### Raw records
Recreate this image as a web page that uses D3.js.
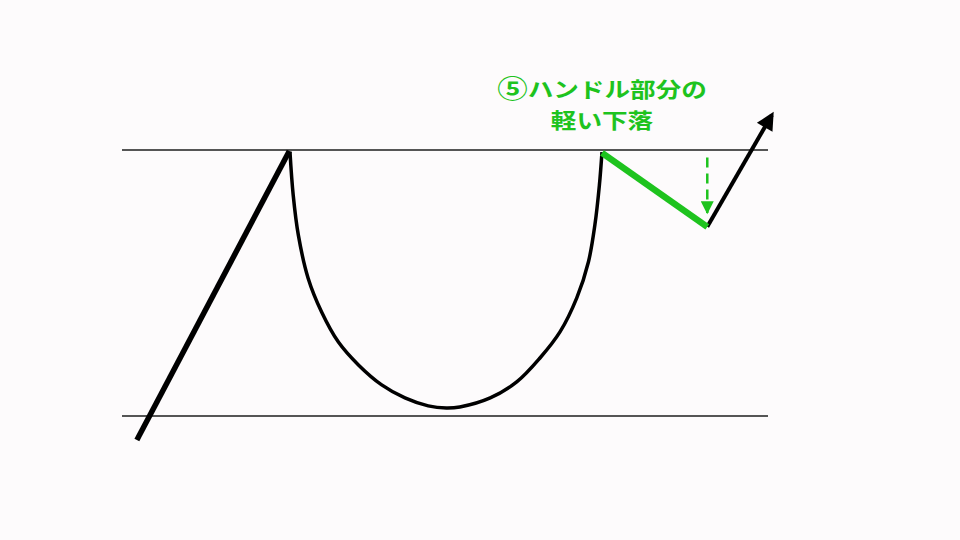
<!DOCTYPE html>
<html>
<head>
<meta charset="utf-8">
<script src="https://cdn.jsdelivr.net/npm/d3@7"></script>
<style>
  html, body { margin: 0; padding: 0; background: #fdfbfc; }
  svg { display: block; }
</style>
</head>
<body>
<div id="chart"></div>
<script>
(function () {
  "use strict";

  // Pattern values in chart units: x 0..100 across the band, y 0 = support, 100 = resistance
  const levels = [100, 0];
  const riseLine = [[2.3, -9.0], [25.9, 99.6]];
  const cupPoints = [
    [26.0, 99.4], [26.5, 83.1], [27.3, 68.0], [28.8, 51.9], [30.9, 39.1],
    [33.5, 27.8], [36.6, 19.2], [40.2, 11.7], [43.8, 6.8], [47.4, 3.8],
    [50.2, 3.0], [52.3, 3.4], [57.0, 6.8], [61.1, 12.8], [64.7, 21.8],
    [67.8, 31.6], [70.4, 44.4], [72.2, 57.9], [73.2, 71.8], [73.9, 86.8],
    [74.3, 99.2]
  ];
  const handleLine = [[74.3, 98.9], [90.6, 71.1]];
  const breakoutLine = [[90.6, 71.1], [100.6, 113.2]];
  const dropArrow = [[90.6, 97.2], [90.6, 76.3]];
  const labelMarker = "⑤";
  const labelLines = ["ハンドル部分の", "軽い下落"];

  const w = 960, h = 540;
  const GREEN = "#1ec31e";

  const x = d3.scaleLinear().domain([0, 100]).range([122, 768]);
  const y = d3.scaleLinear().domain([0, 100]).range([416, 150]);

  const svg = d3.select("#chart").append("svg")
    .attr("width", w).attr("height", h)
    .attr("viewBox", `0 0 ${w} ${h}`);

  svg.append("rect").attr("width", w).attr("height", h).attr("fill", "#fdfbfc");

  const defs = svg.append("defs");
  defs.append("marker")
    .attr("id", "head-black")
    .attr("viewBox", "0 0 10 10")
    .attr("refX", 8).attr("refY", 5)
    .attr("markerUnits", "userSpaceOnUse")
    .attr("markerWidth", 20).attr("markerHeight", 18)
    .attr("orient", "auto")
    .append("path").attr("d", "M0,0 L10,5 L0,10 Z").attr("fill", "#000");
  defs.append("marker")
    .attr("id", "head-green")
    .attr("viewBox", "0 0 10 10")
    .attr("refX", 9).attr("refY", 5)
    .attr("markerUnits", "userSpaceOnUse")
    .attr("markerWidth", 16).attr("markerHeight", 13)
    .attr("orient", "auto")
    .append("path").attr("d", "M0,0 L10,5 L0,10 Z").attr("fill", GREEN);

  const line = d3.line().x((d) => x(d[0])).y((d) => y(d[1]));

  // Resistance / support lines
  svg.selectAll("line.level")
    .data(levels)
    .enter().append("line")
    .attr("class", "level")
    .attr("x1", x(0)).attr("x2", x(100))
    .attr("y1", (d) => y(d)).attr("y2", (d) => y(d))
    .attr("stroke", "#555").attr("stroke-width", 2);

  // Prior uptrend
  svg.append("path").attr("d", line(riseLine))
    .attr("fill", "none").attr("stroke", "#000").attr("stroke-width", 5.5);

  // Cup
  const curved = d3.line().x((d) => x(d[0])).y((d) => y(d[1])).curve(d3.curveCatmullRom);
  svg.append("path").attr("d", curved(cupPoints))
    .attr("fill", "none").attr("stroke", "#000").attr("stroke-width", 3.5);

  // Breakout arrow
  svg.append("path").attr("d", line(breakoutLine))
    .attr("fill", "none").attr("stroke", "#000").attr("stroke-width", 4)
    .attr("marker-end", "url(#head-black)");

  // Handle
  svg.append("path").attr("d", line(handleLine))
    .attr("fill", "none").attr("stroke", GREEN).attr("stroke-width", 6.5)
    .attr("stroke-linecap", "butt");

  // Dashed drop arrow
  svg.append("path").attr("d", line(dropArrow))
    .attr("fill", "none").attr("stroke", GREEN).attr("stroke-width", 2.5)
    .attr("stroke-dasharray", "10,6")
    .attr("marker-end", "url(#head-green)");

  // Label (glyphs are stretched horizontally in the original)
  const label = svg.append("g")
    .attr("transform", "translate(602,0) scale(1.22,1)")
    .attr("fill", GREEN)
    .attr("font-weight", "bold")
    .attr("font-family", "'Noto Sans CJK JP', sans-serif")
    .attr("text-anchor", "middle");
  const t1 = label.append("text").attr("x", 0).attr("y", 97).attr("font-size", "21px");
  t1.append("tspan").attr("font-size", "25px").attr("dy", "1").text(labelMarker);
  t1.append("tspan").attr("dy", "-1").text(labelLines[0]);
  label.append("text").attr("x", 0).attr("y", 128).attr("font-size", "21px").text(labelLines[1]);
})();
</script>
</body>
</html>
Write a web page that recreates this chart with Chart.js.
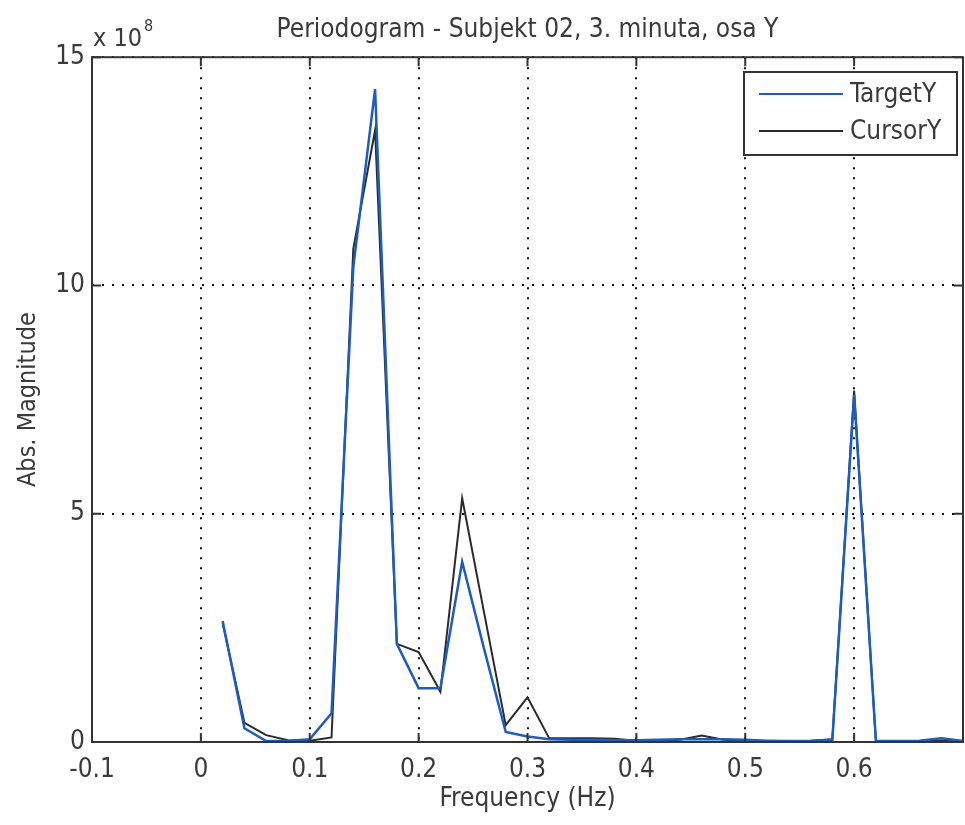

### Required work
Restate the records word for word, omitting images.

### Expected answer
Recreate this image as a web page that uses D3.js.
<!DOCTYPE html>
<html>
<head>
<meta charset="utf-8">
<script src="https://cdn.jsdelivr.net/npm/d3@7"></script>
<style>
  html, body { margin: 0; padding: 0; background: #fdfbfc; }
  svg { display: block; }
</style>
</head>
<body>
<div id="chart"></div>
<script>
(function () {
  "use strict";

  // Pattern values in chart units: x 0..100 across the band, y 0 = support, 100 = resistance
  const levels = [100, 0];
  const riseLine = [[2.3, -9.0], [25.9, 99.6]];
  const cupPoints = [
    [26.0, 99.4], [26.5, 83.1], [27.3, 68.0], [28.8, 51.9], [30.9, 39.1],
    [33.5, 27.8], [36.6, 19.2], [40.2, 11.7], [43.8, 6.8], [47.4, 3.8],
    [50.2, 3.0], [52.3, 3.4], [57.0, 6.8], [61.1, 12.8], [64.7, 21.8],
    [67.8, 31.6], [70.4, 44.4], [72.2, 57.9], [73.2, 71.8], [73.9, 86.8],
    [74.3, 99.2]
  ];
  const handleLine = [[74.3, 98.9], [90.6, 71.1]];
  const breakoutLine = [[90.6, 71.1], [100.6, 113.2]];
  const dropArrow = [[90.6, 97.2], [90.6, 76.3]];
  const labelMarker = "⑤";
  const labelLines = ["ハンドル部分の", "軽い下落"];

  const w = 960, h = 540;
  const GREEN = "#1ec31e";

  const x = d3.scaleLinear().domain([0, 100]).range([122, 768]);
  const y = d3.scaleLinear().domain([0, 100]).range([416, 150]);

  const svg = d3.select("#chart").append("svg")
    .attr("width", w).attr("height", h)
    .attr("viewBox", `0 0 ${w} ${h}`);

  svg.append("rect").attr("width", w).attr("height", h).attr("fill", "#fdfbfc");

  const defs = svg.append("defs");
  defs.append("marker")
    .attr("id", "head-black")
    .attr("viewBox", "0 0 10 10")
    .attr("refX", 8).attr("refY", 5)
    .attr("markerUnits", "userSpaceOnUse")
    .attr("markerWidth", 20).attr("markerHeight", 18)
    .attr("orient", "auto")
    .append("path").attr("d", "M0,0 L10,5 L0,10 Z").attr("fill", "#000");
  defs.append("marker")
    .attr("id", "head-green")
    .attr("viewBox", "0 0 10 10")
    .attr("refX", 9).attr("refY", 5)
    .attr("markerUnits", "userSpaceOnUse")
    .attr("markerWidth", 16).attr("markerHeight", 13)
    .attr("orient", "auto")
    .append("path").attr("d", "M0,0 L10,5 L0,10 Z").attr("fill", GREEN);

  const line = d3.line().x((d) => x(d[0])).y((d) => y(d[1]));

  // Resistance / support lines
  svg.selectAll("line.level")
    .data(levels)
    .enter().append("line")
    .attr("class", "level")
    .attr("x1", x(0)).attr("x2", x(100))
    .attr("y1", (d) => y(d)).attr("y2", (d) => y(d))
    .attr("stroke", "#555").attr("stroke-width", 2);

  // Prior uptrend
  svg.append("path").attr("d", line(riseLine))
    .attr("fill", "none").attr("stroke", "#000").attr("stroke-width", 5.5);

  // Cup
  const curved = d3.line().x((d) => x(d[0])).y((d) => y(d[1])).curve(d3.curveCatmullRom);
  svg.append("path").attr("d", curved(cupPoints))
    .attr("fill", "none").attr("stroke", "#000").attr("stroke-width", 3.5);

  // Breakout arrow
  svg.append("path").attr("d", line(breakoutLine))
    .attr("fill", "none").attr("stroke", "#000").attr("stroke-width", 4)
    .attr("marker-end", "url(#head-black)");

  // Handle
  svg.append("path").attr("d", line(handleLine))
    .attr("fill", "none").attr("stroke", GREEN).attr("stroke-width", 6.5)
    .attr("stroke-linecap", "butt");

  // Dashed drop arrow
  svg.append("path").attr("d", line(dropArrow))
    .attr("fill", "none").attr("stroke", GREEN).attr("stroke-width", 2.5)
    .attr("stroke-dasharray", "10,6")
    .attr("marker-end", "url(#head-green)");

  // Label (glyphs are stretched horizontally in the original)
  const label = svg.append("g")
    .attr("transform", "translate(602,0) scale(1.22,1)")
    .attr("fill", GREEN)
    .attr("font-weight", "bold")
    .attr("font-family", "'Noto Sans CJK JP', sans-serif")
    .attr("text-anchor", "middle");
  const t1 = label.append("text").attr("x", 0).attr("y", 97).attr("font-size", "21px");
  t1.append("tspan").attr("font-size", "25px").attr("dy", "1").text(labelMarker);
  t1.append("tspan").attr("dy", "-1").text(labelLines[0]);
  label.append("text").attr("x", 0).attr("y", 128).attr("font-size", "21px").text(labelLines[1]);
})();
</script>
</body>
</html>
Write a web page that recreates this chart with Chart.js.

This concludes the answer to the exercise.